The youths were guided by professional muralist Caren Frost-Olmsted, a Basking Ridge painter with roots in Morristown. Her three-week mini-residency was underwritten by the Morris Educational Foundation, Morris Arts and Normandy’s Home School Association.
“The hardest part was taking the laundry list, and deciding how do I get in everything that the students voted for having in the mural,” said Olmsted, whose blue jeans looked like a paint palette.
“We took a survey of our favorite three things in New Jersey!” explained 5th-grader Anna Sacus.

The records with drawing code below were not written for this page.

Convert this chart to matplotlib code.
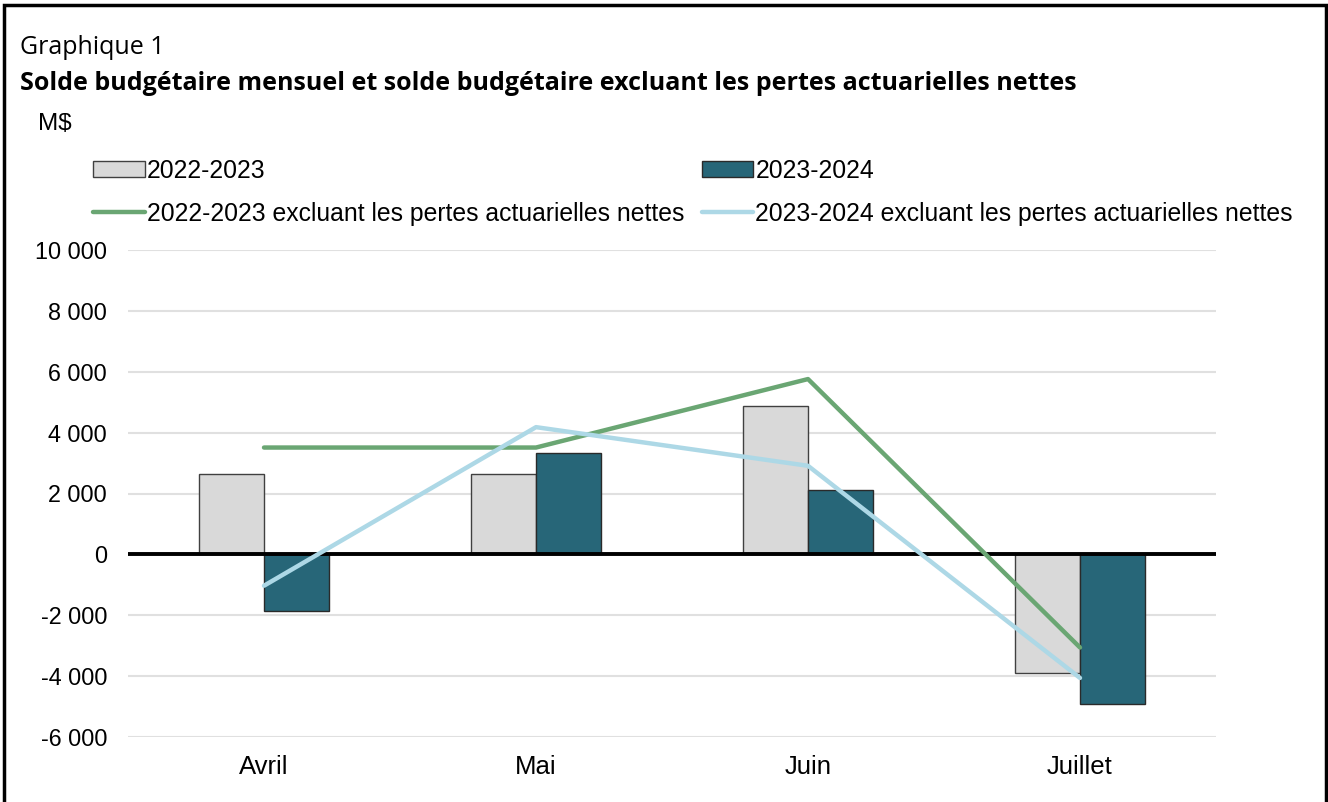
import matplotlib.pyplot as plt
from matplotlib.patches import Rectangle
import numpy as np

months = ["Avril", "Mai", "Juin", "Juillet"]
solde_2223 = [2650, 2650, 4880, -3910]
solde_2324 = [-1860, 3330, 2100, -4910]
excl_2223 = [3510, 3510, 5760, -3060]
excl_2324 = [-1030, 4180, 2910, -4060]
yticks = [-6000, -4000, -2000, 0, 2000, 4000, 6000, 8000, 10000]

plt.rcParams['font.family'] = ['Liberation Sans', 'DejaVu Sans']

fig = plt.figure(figsize=(13.28, 8.02), dpi=100)
ax = fig.add_axes([128 / 1328, 1 - 737 / 802, (1216 - 128) / 1328, (737 - 250) / 802])

x = np.arange(len(months))
w = 0.24
b1 = ax.bar(x - w / 2, solde_2223, w, color="#d9d9d9", edgecolor="#404040", linewidth=1.0,
            label="2022-2023", zorder=2)
b2 = ax.bar(x + w / 2, solde_2324, w, color="#276678", edgecolor="#2a2a2a", linewidth=1.0,
            label="2023-2024", zorder=2)
l1, = ax.plot(x, excl_2223, color="#6aa673", linewidth=3.2, solid_capstyle="round",
              label="2022-2023 excluant les pertes actuarielles nettes", zorder=4)
l2, = ax.plot(x, excl_2324, color="#add8e6", linewidth=3.2, solid_capstyle="round",
              label="2023-2024 excluant les pertes actuarielles nettes", zorder=4)

ax.axhline(0, color="black", linewidth=2.8, zorder=3)
ax.set_xlim(-0.5, len(months) - 0.5)
ax.set_ylim(-6000, 10000)
ax.set_yticks(yticks)
ax.set_yticklabels([f"{v:,}".replace(",", " ") for v in yticks], fontsize=16.8)
ax.set_xticks(x)
ax.set_xticklabels(months, fontsize=18.5)
ax.tick_params(axis="both", length=0)
ax.tick_params(axis="y", pad=15)
ax.tick_params(axis="x", pad=13)
ax.grid(axis="y", color="#e0e0e0", linewidth=1.5, zorder=0)
ax.set_axisbelow(True)
for s in ax.spines.values():
    s.set_visible(False)

leg = fig.legend(handles=[b1, l1, b2, l2], ncol=2, loc="upper left",
                 bbox_to_anchor=(93 / 1328, 1 - 159 / 802), frameon=False,
                 fontsize=17.8, handlelength=2.1, handleheight=0.6, handletextpad=0.08,
                 columnspacing=0.7, labelspacing=0.75, borderaxespad=0, borderpad=0)

fig.text(20 / 1328, 1 - 47 / 802, "Graphique 1", family="Open Sans", fontsize=18,
         va="center", ha="left")
fig.text(20 / 1328, 1 - 83 / 802,
         "Solde budgétaire mensuel et solde budgétaire excluant les pertes actuarielles nettes",
         family="Open Sans", fontweight="bold", fontsize=18, va="center", ha="left")
fig.text(38 / 1328, 1 - 124 / 802, "M$", fontsize=17.5, va="center", ha="left")

fig.patches.append(Rectangle((4 / 1328, -0.05), 1322 / 1328, 1.05 - 5 / 802,
                             transform=fig.transFigure, fill=False, edgecolor="black",
                             linewidth=2.5, clip_on=False))

fig.savefig("out.png", dpi=100)
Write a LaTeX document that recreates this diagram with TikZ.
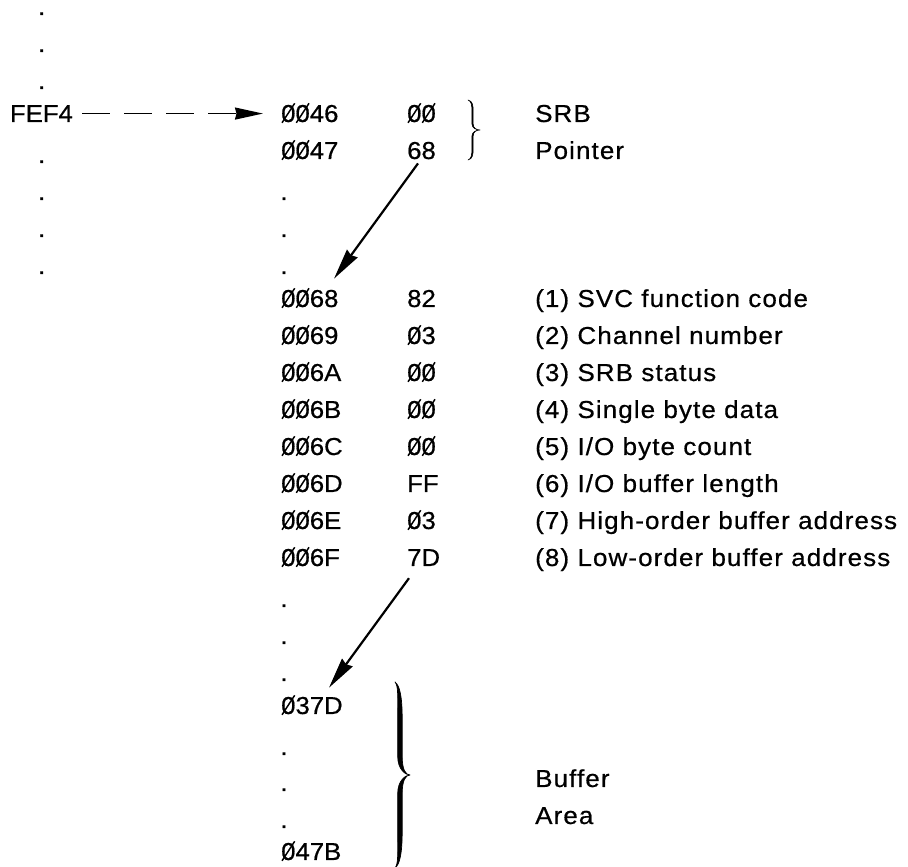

Most places favored by kids and parents made the cut: The Morristown Green. The Vail Mansion. Morristown High School. The Seeing Eye.
The Statue of Liberty is the proud contribution of Sacus and 4th-grader Naina Slaughter. There are nods to Bruce Springsteen and Bon Jovi, too. (From the parents’ ballots, we’re guessing.)
Each painting started as a drawing stenciled by Olmsted, with the aid of photos projected onto the walls. Trained in theater set- and lighting design at Bates College, she has carved a niche in New Jersey schools, where she has spearheaded more than 30 mural projects.
Olmsted caught the eye of Tracy Fox, a parent on Normandy’s cultural arts committee, at the annual arts education showcase by Morris Arts. HSA Co-President Getchel Lubke got behind the project, too.
Thursday’s ribbon-cutting included Morris School District Superintendent Mackey Pendergrast and Barbara Reuther, director of arts in education at Morris Arts.
One of the mural’s biggest fans is Normandy Park alumna Lora Clark, who also happens to be the principal. She hopes the week-long painting experience has taught pupils important lessons:
“That they will all leave a lasting impression at the Normandy Park School. That they matter. That education is a journey. And they left their marks.”